■ What the exercise asks
Skip the pictures, please, and write out exactly the lines from the opening of the data through the line containing "family='Open Sans', color='#16220a', linespacing=1.12)".

— START OF Records supplied —

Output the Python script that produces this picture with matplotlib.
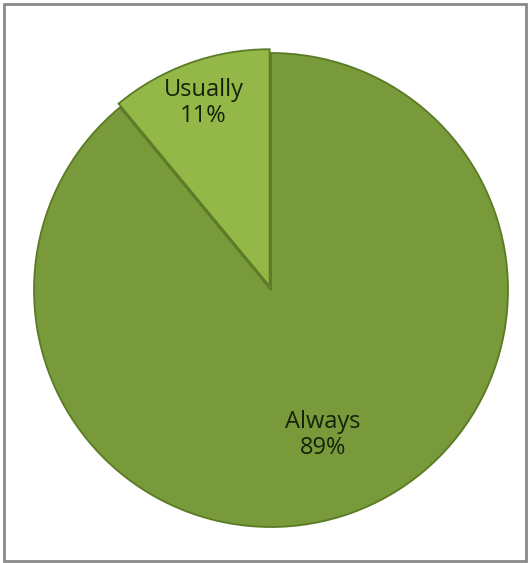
import numpy as np
import matplotlib.pyplot as plt
from matplotlib.patches import Rectangle

labels = ['Usually', 'Always']
shares = [11, 89]
colors = ['#93b848', '#789a3a']
label_dist = [0.84, 0.65]

W, H = 528, 563
fig = plt.figure(figsize=(W / 100, H / 100), dpi=100)
ax = fig.add_axes([0, 0, 1, 1])
ax.set_xlim(0, W)
ax.set_ylim(0, H)

cx, cy, r = 271, H - 290, 237
# explode is in data units here (pixels), so just a small nudge
wedges, _ = ax.pie(shares, colors=colors, startangle=90, counterclock=True,
                   explode=[4, 0], center=(cx, cy), radius=r, frame=True,
                   wedgeprops=dict(edgecolor='#5a7a24', linewidth=1.3))

for w, lab, v, d in zip(wedges, labels, shares, label_dist):
    ang = np.deg2rad((w.theta1 + w.theta2) / 2)
    x = cx + r * d * np.cos(ang)
    y = cy + r * d * np.sin(ang)
    ax.text(x, y, f'{lab}\n{v}%', ha='center', va='center', fontsize=17,
            family='Open Sans', color='#16220a', linespacing=1.12)

ax.set_aspect('equal')
ax.axis('off')

fig.patches.append(Rectangle((4 / W, 2 / H), 522 / W, 557 / H, transform=fig.transFigure,
                             fill=False, edgecolor='#8a8a8a', linewidth=2))

fig.savefig('out.png', dpi=100, facecolor='white')
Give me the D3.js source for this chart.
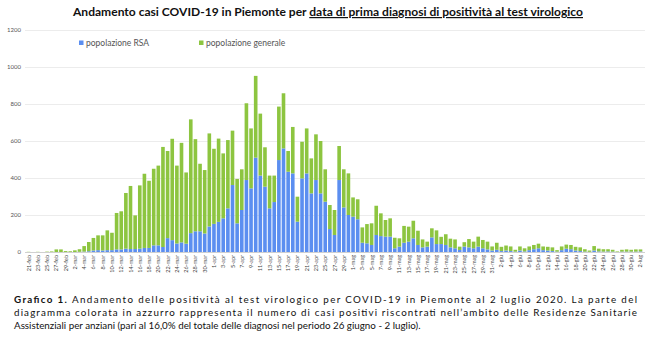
<!DOCTYPE html>
<html>
<head>
<meta charset="utf-8">
<script src="https://d3js.org/d3.v7.min.js"></script>
<style>
  html, body { margin: 0; padding: 0; background: #fff; }
  svg { display: block; font-family: 'Lato', 'DejaVu Sans', sans-serif; }
</style>
</head>
<body>
<div id="chart"></div>
<script>
// casi per giorno, 21-feb .. 2-lug
const rsa = [
  0, 0, 0, 0, 0, 0, 0, 0, 0, 0,
  0, 1, 2, 4, 8, 10, 8, 10, 10, 14,
  14, 18, 16, 16, 18, 22, 22, 36, 36, 27,
  75, 64, 46, 52, 45, 102, 112, 112, 100, 138,
  152, 163, 182, 236, 362, 155, 227, 389, 344, 510,
  413, 353, 236, 270, 497, 560, 434, 425, 164, 398,
  425, 317, 389, 317, 272, 124, 92, 389, 241, 200,
  191, 177, 50, 47, 38, 92, 86, 83, 83, 20,
  29, 50, 56, 74, 38, 25, 29, 79, 43, 43,
  38, 25, 20, 11, 29, 25, 20, 29, 20, 14,
  8, 12, 5, 8, 5, 2, 8, 3, 10, 15,
  20, 10, 8, 5, 2, 10, 18, 15, 8, 5,
  2, 1, 8, 3, 2, 3, 2, 0, 2, 2,
  2, 2, 3
];
const generale = [
  1, 0, 1, 0, 2, 3, 14, 14, 5, 4,
  9, 14, 30, 50, 68, 80, 82, 107, 94, 197,
  206, 301, 341, 182, 342, 401, 363, 414, 431, 541,
  471, 548, 421, 538, 385, 615, 498, 365, 343, 503,
  406, 450, 351, 369, 294, 240, 220, 415, 324, 442,
  335, 213, 177, 143, 289, 298, 112, 251, 135, 198,
  243, 189, 247, 283, 175, 130, 135, 184, 206, 225,
  104, 108, 83, 104, 117, 158, 123, 90, 99, 57,
  45, 91, 81, 95, 77, 43, 27, 49, 74, 39,
  58, 47, 48, 18, 24, 45, 36, 54, 45, 42,
  22, 38, 23, 27, 25, 10, 22, 17, 20, 23,
  25, 20, 20, 20, 8, 20, 22, 23, 20, 20,
  13, 7, 24, 15, 13, 12, 10, 3, 10, 12,
  10, 12, 11
];
const mesi = ["gen", "feb", "mar", "apr", "mag", "giu", "lug"];
const yTicks = [0, 200, 400, 600, 800, 1000, 1200];
const serie = [
  { key: "rsa", label: "popolazione RSA", color: "#5b8ef0" },
  { key: "generale", label: "popolazione generale", color: "#8dc540" }
];

const giorni = d3.timeDay.range(new Date(2020, 1, 21), new Date(2020, 6, 3));
const fmt = d => d.getDate() + "-" + mesi[d.getMonth()];
const dates = giorni.map(fmt);

const rows = dates.map((d, i) => ({ date: d, rsa: rsa[i], generale: generale[i] }));

const W = 650, H = 354;
const svg = d3.select("#chart").append("svg")
  .attr("width", W).attr("height", H);

const x = d3.scaleBand()
  .domain(dates)
  .range([26.7, 642.3])
  .paddingInner(0.22);

const y = d3.scaleLinear()
  .domain([0, 1200])
  .range([252, 30]);

// griglia
svg.append("g")
  .selectAll("line")
  .data(yTicks)
  .enter().append("line")
  .attr("x1", 25).attr("x2", 645)
  .attr("y1", d => y(d) + 0.5).attr("y2", d => y(d) + 0.5)
  .attr("stroke", d => d === 0 ? "#d0d0d0" : "#ececec")
  .attr("stroke-width", 1);

svg.append("g")
  .selectAll("text")
  .data(yTicks)
  .enter().append("text")
  .attr("x", 21).attr("y", d => y(d) + 2)
  .attr("text-anchor", "end")
  .style("font-size", "6px")
  .style("fill", "#555")
  .text(d => d);

// barre
const stack = d3.stack().keys(serie.map(s => s.key));
const layers = stack(rows);

svg.append("g")
  .selectAll("g")
  .data(layers)
  .enter().append("g")
  .attr("fill", (d, i) => serie[i].color)
  .selectAll("rect")
  .data(d => d)
  .enter().append("rect")
  .attr("x", d => x(d.data.date))
  .attr("width", x.bandwidth())
  .attr("y", d => y(d[1]))
  .attr("height", d => y(d[0]) - y(d[1]));

// etichette asse x (una ogni due giorni)
svg.append("g")
  .selectAll("text")
  .data(dates.filter((d, i) => i % 2 === 0))
  .enter().append("text")
  .attr("transform", d => `translate(${x(d) + x.bandwidth() / 2 + 2},255) rotate(-90)`)
  .attr("text-anchor", "end")
  .style("font-size", "5.5px")
  .style("fill", "#444")
  .text(d => d);

// legenda
const leg = svg.append("g");
const legX = [79, 199];
serie.forEach((s, i) => {
  leg.append("rect")
    .attr("x", legX[i]).attr("y", 40.5)
    .attr("width", 4.5).attr("height", 4.5)
    .attr("fill", s.color);
  leg.append("text")
    .attr("x", legX[i] + 7).attr("y", 45.5)
    .style("font-size", "8.5px")
    .style("fill", "#555")
    .text(s.label);
});

// titolo
const title = svg.append("text")
  .attr("x", 328).attr("y", 16)
  .attr("text-anchor", "middle")
  .attr("textLength", 510).attr("lengthAdjust", "spacingAndGlyphs")
  .style("font-size", "12px")
  .style("font-weight", "bold")
  .style("fill", "#111");
title.append("tspan").text("Andamento casi COVID-19 in Piemonte per ");
title.append("tspan").style("text-decoration", "underline")
  .text("data di prima diagnosi di positività al test virologico");

// didascalia
const cap = svg.append("g").style("font-size", "9.8px").style("fill", "#111");
const l1 = cap.append("text").attr("x", 14).attr("y", 303)
  .attr("textLength", 623).attr("lengthAdjust", "spacing");
l1.append("tspan").style("font-weight", "bold").text("Grafico 1. ");
l1.append("tspan").text("Andamento delle positività al test virologico per COVID-19 in Piemonte al 2 luglio 2020. La parte del");
cap.append("text").attr("x", 14).attr("y", 316)
  .attr("textLength", 623).attr("lengthAdjust", "spacing")
  .text("diagramma colorata in azzurro rappresenta il numero di casi positivi riscontrati nell’ambito delle Residenze Sanitarie");
cap.append("text").attr("x", 14).attr("y", 329)
  .text("Assistenziali per anziani (pari al 16,0% del totale delle diagnosi nel periodo 26 giugno - 2 luglio).");
</script>
</body>
</html>
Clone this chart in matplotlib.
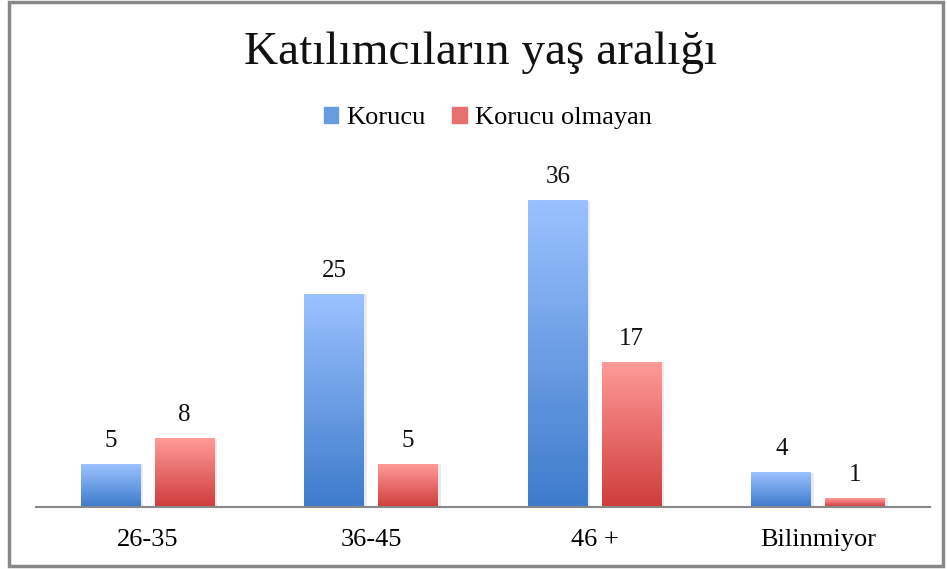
import numpy as np
import matplotlib.pyplot as plt
from matplotlib.colors import LinearSegmentedColormap
from matplotlib.patches import Rectangle

plt.rcParams["font.family"] = ["Liberation Serif", "DejaVu Serif"]

categories = ["26-35", "36-45", "46 +", "Bilinmiyor"]
korucu = [5, 25, 36, 4]
korucu_olmayan = [8, 5, 17, 1]
series_names = ["Korucu", "Korucu olmayan"]

# gradient: light at top, darker at bottom
blue_cmap = LinearSegmentedColormap.from_list("blue", ["#3D7BCB", "#9BC2FF"])
red_cmap = LinearSegmentedColormap.from_list("red", ["#CF3C3C", "#FF9B98"])

fig = plt.figure(figsize=(9.47, 5.69), dpi=100)
ax = fig.add_axes([0.038, 0.109, 0.944, 0.598])

x = np.arange(len(categories))
width = 0.268
offset = 0.165
grad = np.linspace(0, 1, 256).reshape(-1, 1)

def gradient_bars(xs, vals, cmap, label):
    bars = ax.bar(xs, vals, width, color=cmap(0.5), label=label, zorder=2)
    for b in bars:
        b.set_alpha(0)
        x0, y0 = b.get_x(), b.get_y()
        w, h = b.get_width(), b.get_height()
        # soft shadow on right
        ax.add_patch(Rectangle((x0 + w, y0), 0.012, h, color="#d8d8d8",
                               alpha=0.5, lw=0, zorder=1))
        ax.imshow(grad, cmap=cmap, origin="lower", aspect="auto",
                  extent=(x0, x0 + w, y0, y0 + h), zorder=2)
        ax.text(x0 + w / 2, h + 1.5, f"{h:g}", ha="center", va="bottom",
                fontsize=18, color="#111111")
    return bars

gradient_bars(x - offset, korucu, blue_cmap, series_names[0])
gradient_bars(x + offset, korucu_olmayan, red_cmap, series_names[1])

ax.set_xlim(-0.5, len(categories) - 0.5)
ax.set_ylim(0, 40)
ax.set_xticks(x)
ax.set_xticklabels(categories, fontsize=19)
ax.tick_params(axis="x", length=0, pad=16)
ax.set_yticks([])
for s in ["top", "right", "left"]:
    ax.spines[s].set_visible(False)
ax.spines["bottom"].set_color("#888888")
ax.spines["bottom"].set_linewidth(1.5)
ax.spines["bottom"].set_zorder(3)

# legend squares
handles = [Rectangle((0, 0), 1, 1, color=blue_cmap(0.45)),
           Rectangle((0, 0), 1, 1, color=red_cmap(0.55))]
fig.legend(handles, series_names, loc="center", bbox_to_anchor=(0.515, 0.793),
           ncol=2, frameon=False, fontsize=19, handlelength=0.55,
           handleheight=0.55, handletextpad=0.3, columnspacing=1.0)

fig.text(0.507, 0.908, "Katılımcıların yaş aralığı", ha="center", va="center",
         fontsize=34, color="#111111")

# outer frame
fig.patches.append(Rectangle((0.009, 0.006), 0.987, 0.99, transform=fig.transFigure,
                             fill=False, edgecolor="#888888", linewidth=2.5))

fig.savefig("out.png", dpi=100)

— END OF Records supplied —

■ Correct output
Output the Python script that produces this picture with matplotlib.
import numpy as np
import matplotlib.pyplot as plt
from matplotlib.patches import Rectangle

labels = ['Usually', 'Always']
shares = [11, 89]
colors = ['#93b848', '#789a3a']
label_dist = [0.84, 0.65]

W, H = 528, 563
fig = plt.figure(figsize=(W / 100, H / 100), dpi=100)
ax = fig.add_axes([0, 0, 1, 1])
ax.set_xlim(0, W)
ax.set_ylim(0, H)

cx, cy, r = 271, H - 290, 237
# explode is in data units here (pixels), so just a small nudge
wedges, _ = ax.pie(shares, colors=colors, startangle=90, counterclock=True,
                   explode=[4, 0], center=(cx, cy), radius=r, frame=True,
                   wedgeprops=dict(edgecolor='#5a7a24', linewidth=1.3))

for w, lab, v, d in zip(wedges, labels, shares, label_dist):
    ang = np.deg2rad((w.theta1 + w.theta2) / 2)
    x = cx + r * d * np.cos(ang)
    y = cy + r * d * np.sin(ang)
    ax.text(x, y, f'{lab}\n{v}%', ha='center', va='center', fontsize=17,
            family='Open Sans', color='#16220a', linespacing=1.12)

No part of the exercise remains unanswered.